For September 2024 we see about 1800% increase in Unique Devices from Singapore, YoY which puts total unique devices counted in Singapore at 125,911,935 for a population of 5 million, which is about 36% of total new unique devices year-over-year (even larger contribution to total uniques than USA uniques). The majority (at peak 99% of unique device: see chart below) of these uniques, similar to last month and the month before, are coming from Cloud based ISPs such as Huawei Cloud (specifically: looking at Huawei Cloud (AS136907)). Many of these are actor signatures with thousands of uniques attributed to them.

image.png (561×1 px, 74 KB)

Consulting with @Vgutierrez, we believe a large chunk of this traffic is likely automated because:
a) Lack of referrer header.
b) UA looks like it's being faked.
c) The provider is Cloud infrastructure.
d) the volume of unique devices is basically impossible to be generated legitimately from Singapore.

This increase is occurring on pageviews and so the increase appears in both the project domain and project family tables which means if this traffic is automated, it is not being captured by our automata filter. It also means it is likely separate issue from the redirect problem identified above, and given the increases we are seeing in Singapore every month since Jan 2024, this number may continue to explode higher.
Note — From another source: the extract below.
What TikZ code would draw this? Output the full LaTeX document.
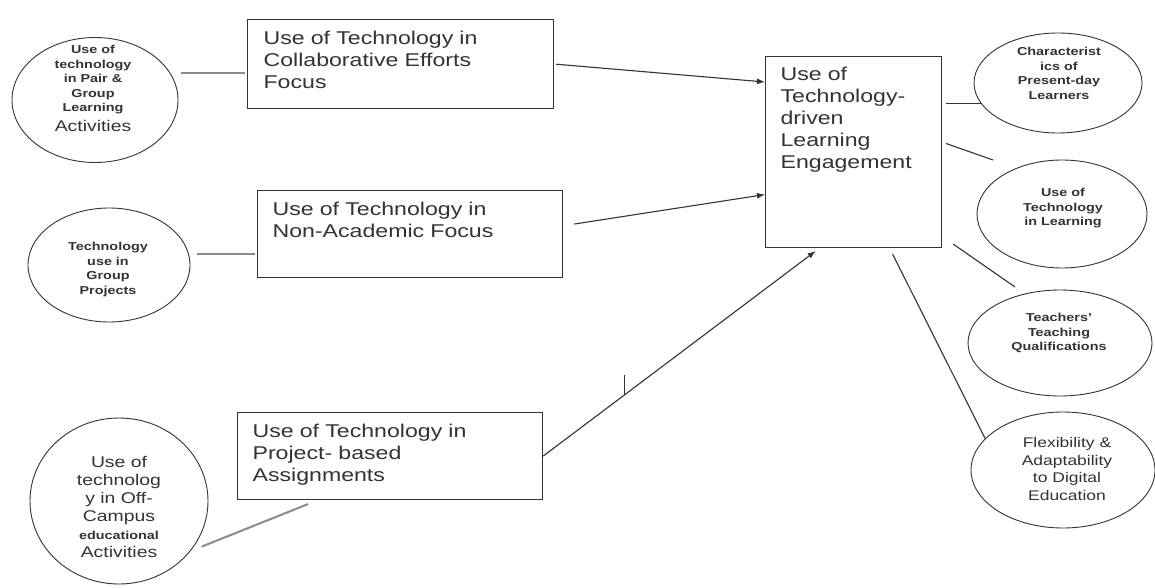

image.png (115×2 px, 35 KB)

September will be another month where we will see about 18% YoY increase in Uniques and it seems like a significant portion is coming from Singapore this month. I’m not sure if there’s an easy fix, given that this traffic is bypassing our automata filter and we’re uncertain of its exact nature. However, the significant impact this suspicious traffic is having on the increase in unique devices adds another piece to the puzzle.

OSefu-WMF subscribed.

Closing this task as investigation is largely complete.